» Exercise details: In the entries below, count every line containing "this". Reply with the number alone.

» Data rows:
╭──
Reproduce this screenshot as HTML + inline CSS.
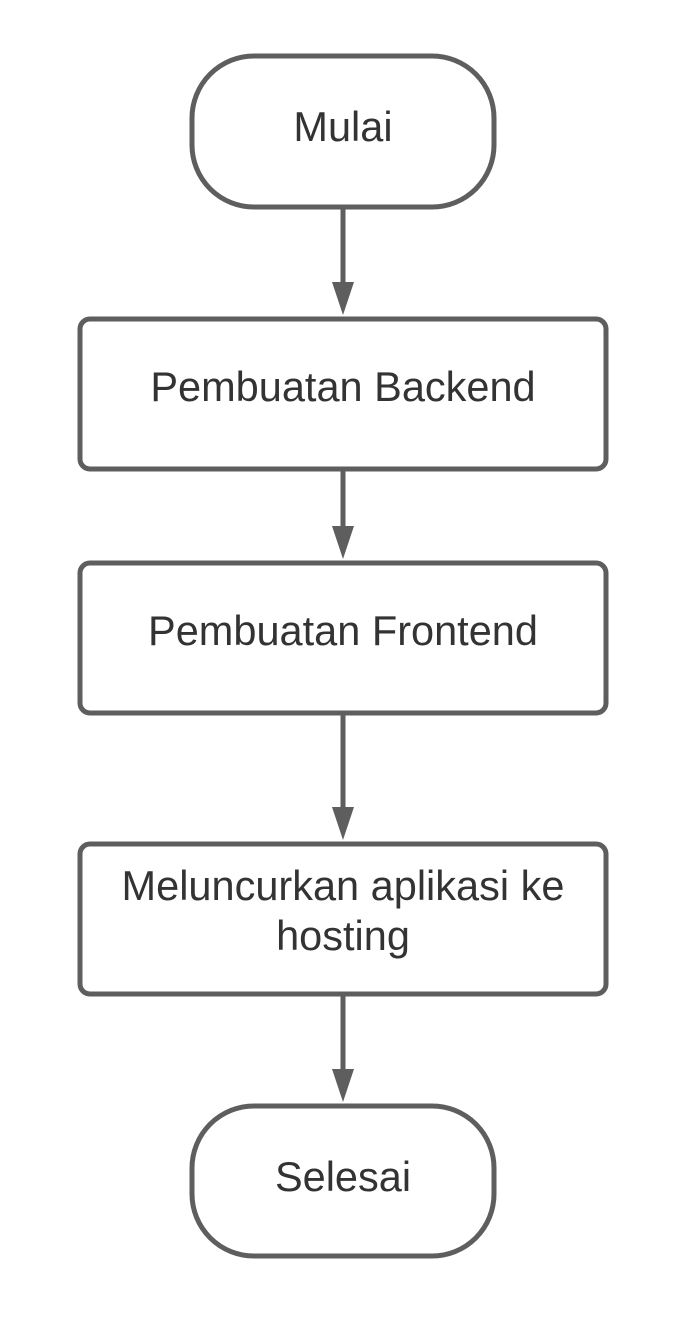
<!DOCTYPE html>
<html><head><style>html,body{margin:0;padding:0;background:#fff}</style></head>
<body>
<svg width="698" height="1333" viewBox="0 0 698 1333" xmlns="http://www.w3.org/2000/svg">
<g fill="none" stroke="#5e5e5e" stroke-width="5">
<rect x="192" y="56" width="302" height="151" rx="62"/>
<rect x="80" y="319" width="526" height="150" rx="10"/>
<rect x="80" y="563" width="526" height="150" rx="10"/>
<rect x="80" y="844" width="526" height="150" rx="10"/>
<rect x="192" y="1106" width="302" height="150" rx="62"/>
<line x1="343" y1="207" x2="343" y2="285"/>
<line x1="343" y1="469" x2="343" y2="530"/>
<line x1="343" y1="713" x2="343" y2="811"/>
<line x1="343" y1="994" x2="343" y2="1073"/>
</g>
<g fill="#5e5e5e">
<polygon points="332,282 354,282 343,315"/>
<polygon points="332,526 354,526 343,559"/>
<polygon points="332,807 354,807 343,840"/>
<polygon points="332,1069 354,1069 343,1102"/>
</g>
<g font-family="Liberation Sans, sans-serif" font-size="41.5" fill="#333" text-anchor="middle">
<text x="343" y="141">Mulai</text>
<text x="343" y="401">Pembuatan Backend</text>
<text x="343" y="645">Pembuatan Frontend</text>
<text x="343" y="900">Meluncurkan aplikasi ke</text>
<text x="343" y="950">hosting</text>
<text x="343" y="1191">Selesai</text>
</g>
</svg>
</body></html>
╰──
╭──
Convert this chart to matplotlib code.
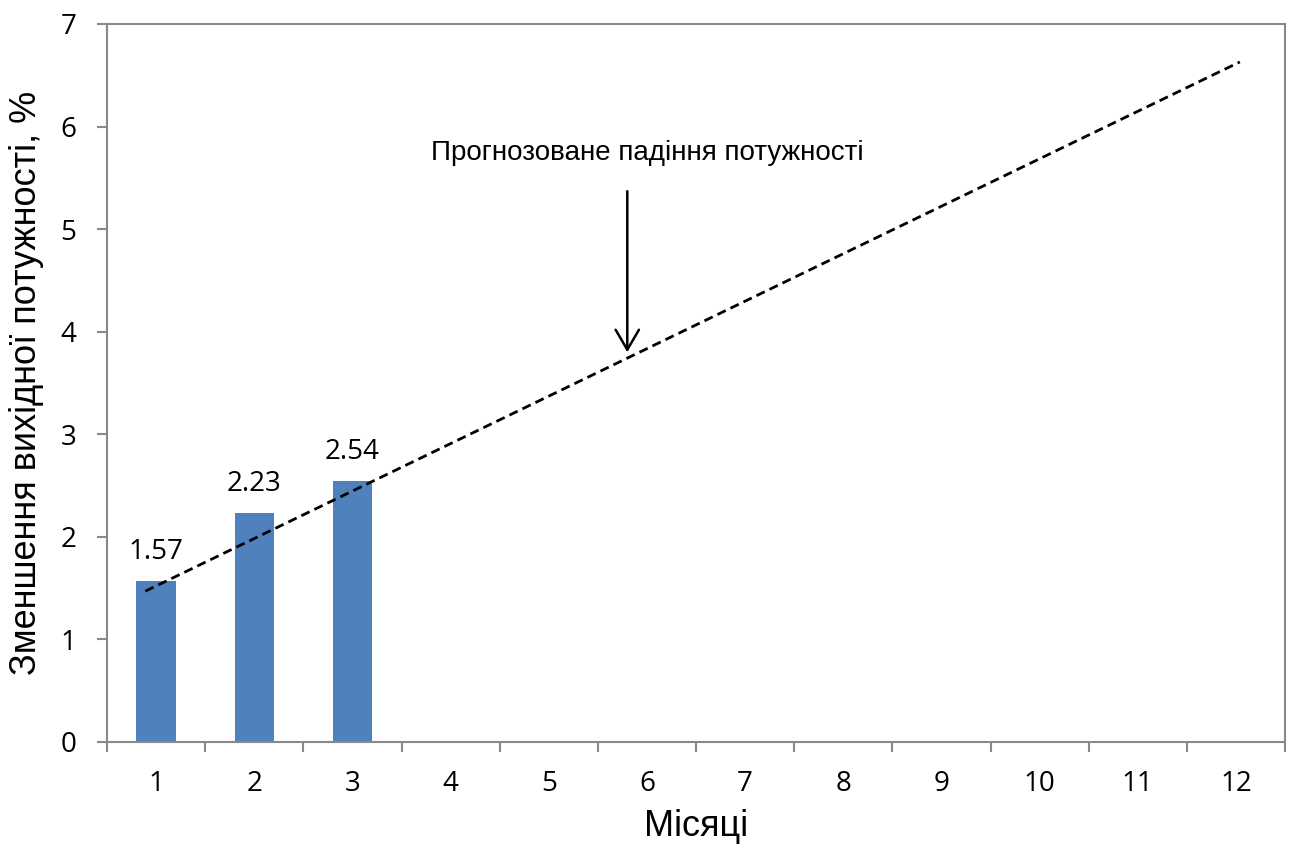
╰──
» Task result: 2